[Supplied data]:
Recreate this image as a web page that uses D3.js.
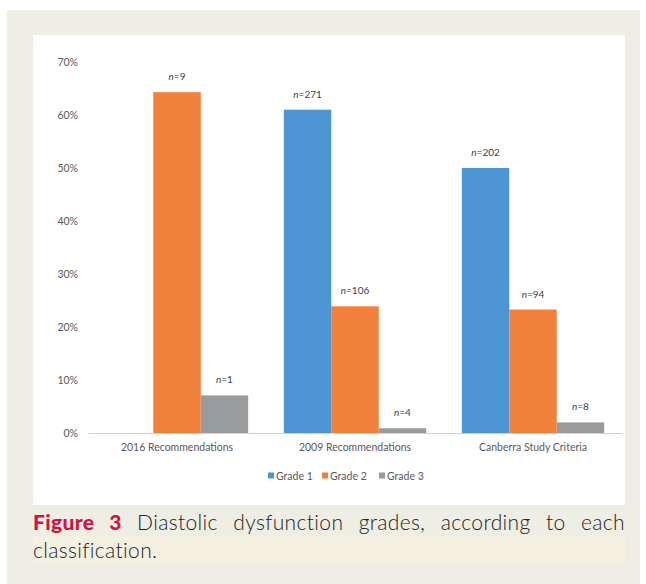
<!DOCTYPE html>
<html>
<head>
<meta charset="utf-8">
<script src="https://cdn.jsdelivr.net/npm/d3@7"></script>
<style>
  body { margin: 0; background: #ffffff; }
  #frame { position: absolute; left: 7px; top: 10px; width: 633px; height: 574px; background: #efeee4; }
  #caption { position: absolute; left: 33px; top: 508px; width: 592px; font-family: "Lato", sans-serif; font-weight: 300; font-size: 21px; letter-spacing: 0.35px; line-height: 28px; color: #222222; }
  #caption .l1 { text-align: justify; text-align-last: justify; }
  #caption .l2 { background: #f4f1e3; }
  #caption b { color: #d5123f; font-weight: 900; }
  #chart { position: absolute; left: 0; top: 0; }
</style>
</head>
<body>
<div id="frame"></div>
<svg id="chart" width="646" height="584"></svg>
<div id="caption">
  <div class="l1"><b>Figure 3</b> Diastolic dysfunction grades, according to each</div>
  <div class="l2">classification.</div>
</div>
<script>
// the data
const categories = ["2016 Recommendations", "2009 Recommendations", "Canberra Study Criteria"]
const grades = ["Grade 1", "Grade 2", "Grade 3"]
const grade1 = [0, 61.0, 50.0]
const grade2 = [64.3, 23.9, 23.3]
const grade3 = [7.1, 0.9, 2.0]
const grade1N = [null, 271, 202]
const grade2N = [9, 106, 94]
const grade3N = [1, 4, 8]
const yTicks = [0, 10, 20, 30, 40, 50, 60, 70]

const colors = ["#4e95d3", "#f0803a", "#9a9b9d"]

const svg = d3.select("#chart")

// white chart panel
svg.append("rect")
  .attr("x", 33).attr("y", 35)
  .attr("width", 592).attr("height", 470)
  .attr("fill", "#ffffff")

const x = d3.scaleBand()
  .domain(categories)
  .range([88, 622])
  .paddingInner(0.2)
  .paddingOuter(0.1)

const xInner = d3.scaleBand()
  .domain(grades)
  .range([0, x.bandwidth()])

const y = d3.scaleLinear()
  .domain([0, 70])
  .range([433, 62])

// y axis labels (no line, no grid)
const yAxis = svg.append("g")
  .attr("transform", "translate(78,0)")
  .call(d3.axisLeft(y).tickValues(yTicks).tickFormat(d => d + "%").tickSize(0).tickPadding(0))
yAxis.select(".domain").remove()
yAxis.selectAll("text")
  .style("font-family", "Lato, sans-serif")
  .style("font-size", "10.5px")
  .attr("fill", "#595959")

// build rows for the bars
const values = [grade1, grade2, grade3]
const counts = [grade1N, grade2N, grade3N]
const rows = []
categories.forEach(function(c, i) {
  grades.forEach(function(g, j) {
    rows.push({ cat: c, grade: g, value: values[j][i], n: counts[j][i], color: colors[j] })
  })
})

svg.append("g").selectAll("rect")
  .data(rows.filter(d => d.value > 0))
  .join("rect")
  .attr("x", d => x(d.cat) + xInner(d.grade))
  .attr("y", d => y(d.value))
  .attr("width", xInner.bandwidth())
  .attr("height", d => y(0) - y(d.value))
  .attr("fill", d => d.color)

// n= labels
const lab = svg.append("g").selectAll("text")
  .data(rows.filter(d => d.n !== null))
  .join("text")
  .attr("x", d => x(d.cat) + xInner(d.grade) + xInner.bandwidth() / 2)
  .attr("y", d => y(d.value) - 12)
  .attr("text-anchor", "middle")
  .style("font-family", "Lato, sans-serif")
  .style("font-size", "10px")
  .attr("fill", "#404040")
lab.append("tspan").style("font-style", "italic").text("n")
lab.append("tspan").text(d => "=" + d.n)

// x axis
const xAxis = svg.append("g")
  .attr("transform", "translate(0,433)")
  .call(d3.axisBottom(x).tickSize(0).tickPadding(11))
xAxis.select(".domain").attr("stroke", "#d0d0d0")
xAxis.selectAll("text")
  .style("font-family", "Lato, sans-serif")
  .style("font-size", "10.5px")
  .attr("fill", "#595959")

// legend
const legend = svg.append("g").attr("transform", "translate(268,476)")
const legendX = [0, 54, 111]
grades.forEach(function(g, j) {
  legend.append("rect")
    .attr("x", legendX[j]).attr("y", -3.5)
    .attr("width", 6).attr("height", 6)
    .attr("fill", colors[j])
  legend.append("text")
    .attr("x", legendX[j] + 8).attr("y", 3.5)
    .style("font-family", "Lato, sans-serif")
    .style("font-size", "10.5px")
    .attr("fill", "#595959")
    .text(g)
})
</script>
</body>
</html>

[Set exercise]: All of the lines above should be retyped precisely, apart from the pictures.

[Solution below]:
Recreate this image as a web page that uses D3.js.
<!DOCTYPE html>
<html>
<head>
<meta charset="utf-8">
<script src="https://cdn.jsdelivr.net/npm/d3@7"></script>
<style>
  body { margin: 0; background: #ffffff; }
  #frame { position: absolute; left: 7px; top: 10px; width: 633px; height: 574px; background: #efeee4; }
  #caption { position: absolute; left: 33px; top: 508px; width: 592px; font-family: "Lato", sans-serif; font-weight: 300; font-size: 21px; letter-spacing: 0.35px; line-height: 28px; color: #222222; }
  #caption .l1 { text-align: justify; text-align-last: justify; }
  #caption .l2 { background: #f4f1e3; }
  #caption b { color: #d5123f; font-weight: 900; }
  #chart { position: absolute; left: 0; top: 0; }
</style>
</head>
<body>
<div id="frame"></div>
<svg id="chart" width="646" height="584"></svg>
<div id="caption">
  <div class="l1"><b>Figure 3</b> Diastolic dysfunction grades, according to each</div>
  <div class="l2">classification.</div>
</div>
<script>
// the data
const categories = ["2016 Recommendations", "2009 Recommendations", "Canberra Study Criteria"]
const grades = ["Grade 1", "Grade 2", "Grade 3"]
const grade1 = [0, 61.0, 50.0]
const grade2 = [64.3, 23.9, 23.3]
const grade3 = [7.1, 0.9, 2.0]
const grade1N = [null, 271, 202]
const grade2N = [9, 106, 94]
const grade3N = [1, 4, 8]
const yTicks = [0, 10, 20, 30, 40, 50, 60, 70]

const colors = ["#4e95d3", "#f0803a", "#9a9b9d"]

const svg = d3.select("#chart")

// white chart panel
svg.append("rect")
  .attr("x", 33).attr("y", 35)
  .attr("width", 592).attr("height", 470)
  .attr("fill", "#ffffff")

const x = d3.scaleBand()
  .domain(categories)
  .range([88, 622])
  .paddingInner(0.2)
  .paddingOuter(0.1)

const xInner = d3.scaleBand()
  .domain(grades)
  .range([0, x.bandwidth()])

const y = d3.scaleLinear()
  .domain([0, 70])
  .range([433, 62])

// y axis labels (no line, no grid)
const yAxis = svg.append("g")
  .attr("transform", "translate(78,0)")
  .call(d3.axisLeft(y).tickValues(yTicks).tickFormat(d => d + "%").tickSize(0).tickPadding(0))
yAxis.select(".domain").remove()
yAxis.selectAll("text")
  .style("font-family", "Lato, sans-serif")
  .style("font-size", "10.5px")
  .attr("fill", "#595959")

// build rows for the bars
const values = [grade1, grade2, grade3]
const counts = [grade1N, grade2N, grade3N]
const rows = []
categories.forEach(function(c, i) {
  grades.forEach(function(g, j) {
    rows.push({ cat: c, grade: g, value: values[j][i], n: counts[j][i], color: colors[j] })
  })
})

svg.append("g").selectAll("rect")
  .data(rows.filter(d => d.value > 0))
  .join("rect")
  .attr("x", d => x(d.cat) + xInner(d.grade))
  .attr("y", d => y(d.value))
  .attr("width", xInner.bandwidth())
  .attr("height", d => y(0) - y(d.value))
  .attr("fill", d => d.color)

// n= labels
const lab = svg.append("g").selectAll("text")
  .data(rows.filter(d => d.n !== null))
  .join("text")
  .attr("x", d => x(d.cat) + xInner(d.grade) + xInner.bandwidth() / 2)
  .attr("y", d => y(d.value) - 12)
  .attr("text-anchor", "middle")
  .style("font-family", "Lato, sans-serif")
  .style("font-size", "10px")
  .attr("fill", "#404040")
lab.append("tspan").style("font-style", "italic").text("n")
lab.append("tspan").text(d => "=" + d.n)

// x axis
const xAxis = svg.append("g")
  .attr("transform", "translate(0,433)")
  .call(d3.axisBottom(x).tickSize(0).tickPadding(11))
xAxis.select(".domain").attr("stroke", "#d0d0d0")
xAxis.selectAll("text")
  .style("font-family", "Lato, sans-serif")
  .style("font-size", "10.5px")
  .attr("fill", "#595959")

// legend
const legend = svg.append("g").attr("transform", "translate(268,476)")
const legendX = [0, 54, 111]
grades.forEach(function(g, j) {
  legend.append("rect")
    .attr("x", legendX[j]).attr("y", -3.5)
    .attr("width", 6).attr("height", 6)
    .attr("fill", colors[j])
  legend.append("text")
    .attr("x", legendX[j] + 8).attr("y", 3.5)
    .style("font-family", "Lato, sans-serif")
    .style("font-size", "10.5px")
    .attr("fill", "#595959")
    .text(g)
})
</script>
</body>
</html>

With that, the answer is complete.